Friday, April 1, 2016

pingest.pl Gets a New Option

In case you're using pingest.pl from MVLC's Evergreen utilities repository, then you might be interested to know that it got a new option this week:

--pipe
         Read record IDs to reingest from standard input.
         This option conflicts with --start-id and/or --end-id.


This new option allows you to run a custom query to feed record ids to pingest.pl. For instance, assuming you have a query that returns bibliographic record ids in a text file called query.sql, you could use a command line like the following to ingest the records corresponding to the ids returned from the query:

    psql -q -t -f query.sql | pingest.pl --pipe

In the absence of the --pipe option, pingest.pl continues to use its internal query to determine what records to ingest.

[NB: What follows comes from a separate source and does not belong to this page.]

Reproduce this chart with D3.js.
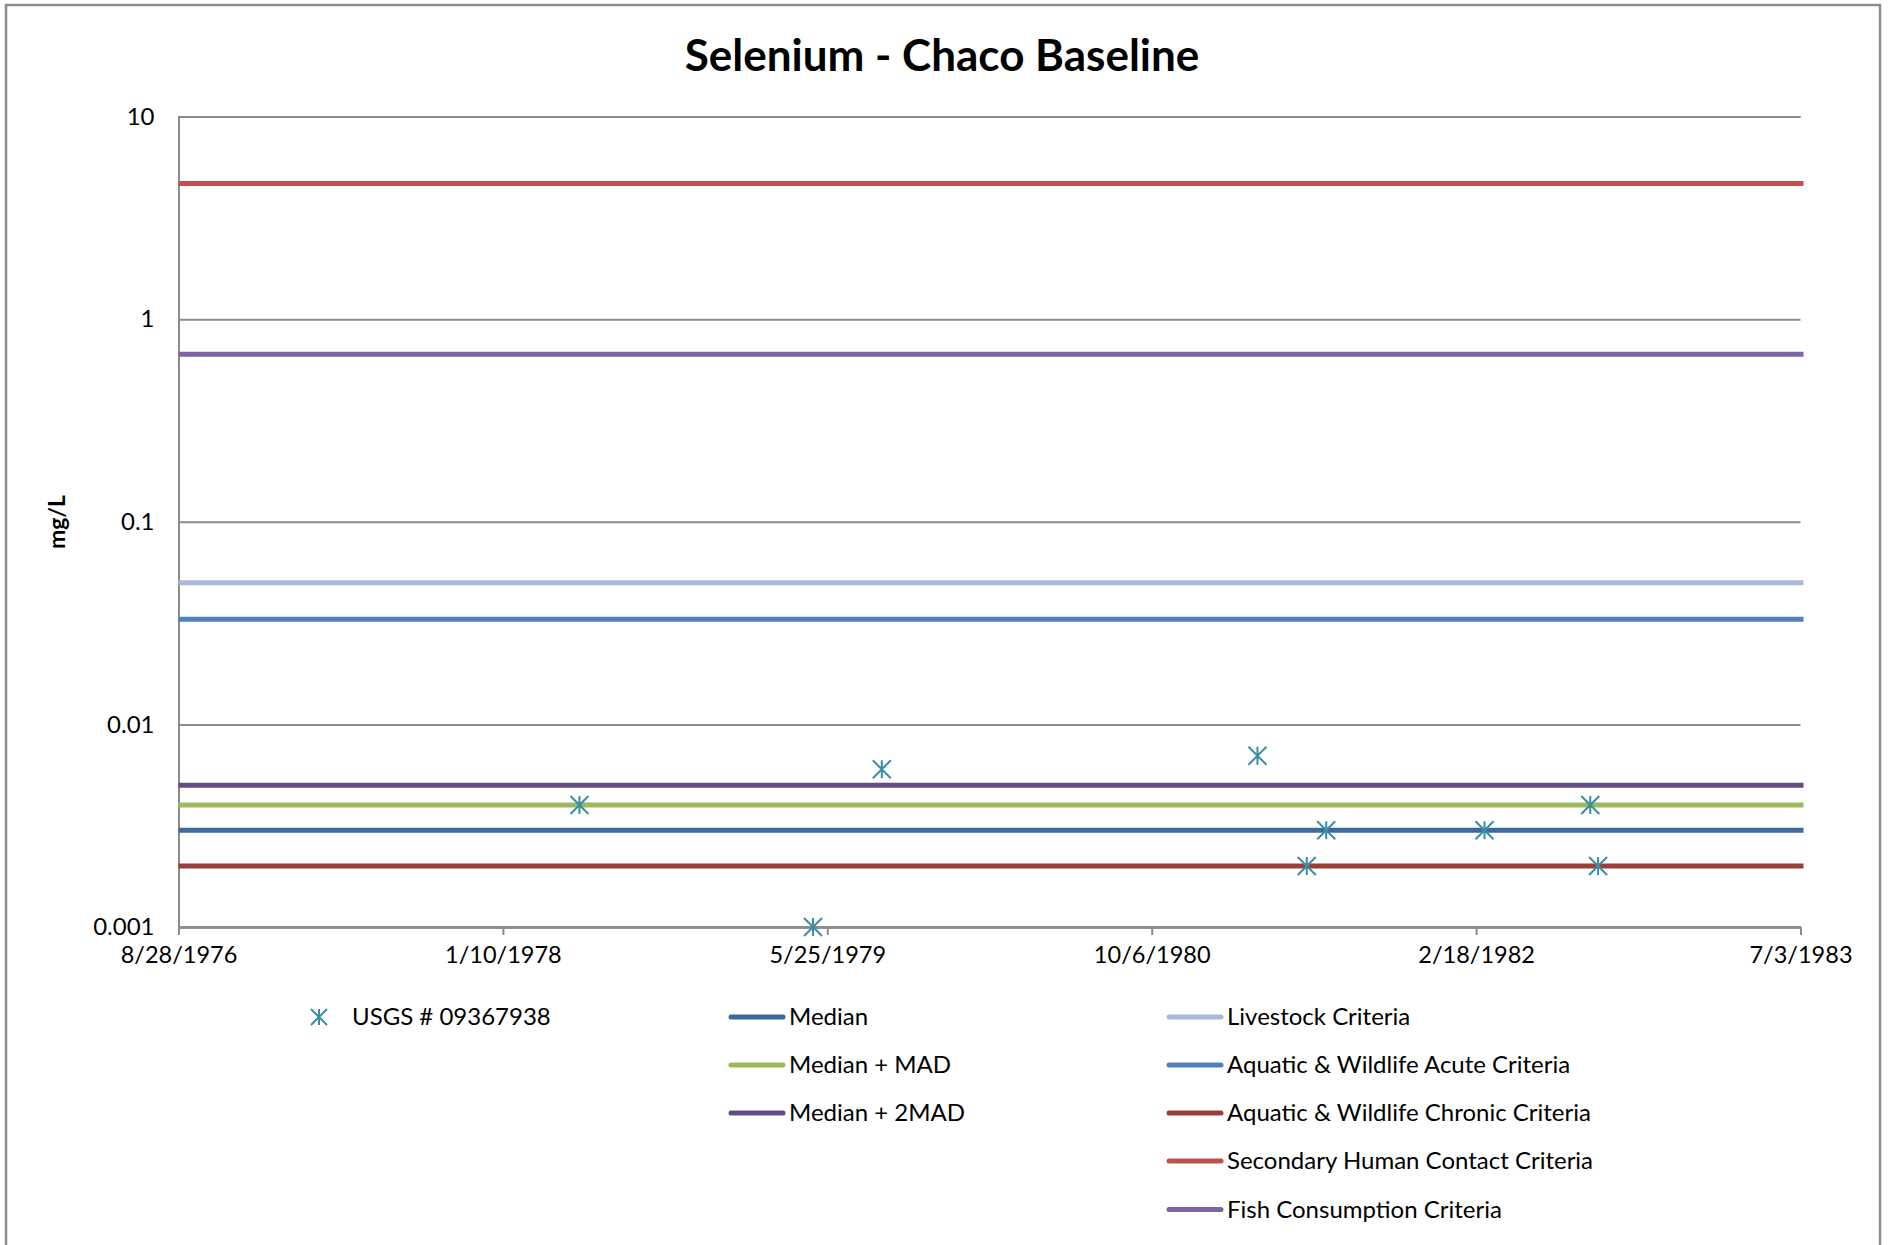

In case you are new here and don't know what all this record ingestion is about, this is Evergreen-speak for generating the indexes used for search, browse, facets, and record attributes. pingest.pl generates these indexes in parallel by splitting the records up into batches and working on more than one batch at a time. Parallel processing is usually faster than starting with one record and going straight through to the end.

Tuesday, February 16, 2016

pingest.pl Gets an Outside Contribution

Bill Erickson contributed a patch to pingest.pl that adds new command line options and cleans up the handling of the current options.

The command line options as of now are:

--batch-size
Number of records to process per batch
--max-child
Max number of worker processes
--skip-browse
--skip-attrs
--skip-search
--skip-facets
Skip the selected reingest component
--start-id
Start processing at this record ID.
--end-id
Stop processing when this record ID is reached
--max-duration
Stop processing after this many total seconds have passed.
--help
Show the help text and exit.

For those of you who may not know, pingest.pl is useful for reindexing records in your Evergreen database. It can reindex them in parallel thus reducing the time that it takes.

You can find pingest.pl as part of MVLC's Evergreen utilities git repository.

Tuesday, February 9, 2016

MVLC's Helper Functions Get an Update

If you have been using functions from MVLC's helperfuncs repo, you might be interested to know that they received an update today after nearly three-and-a-half years.

Today, I added checks for some of the optional parameters in the helper functions to create circ matrix and hold matrix matchpoints. Basically, in the cases where the functions have to look up an id in the database, they will raise an exception if that look up returns NULL.  This saves you from entering a matchpoint with a NULL value in one of these fields when you make a typo.

So, if you're using these functions, you might want to git pull and update them in your database.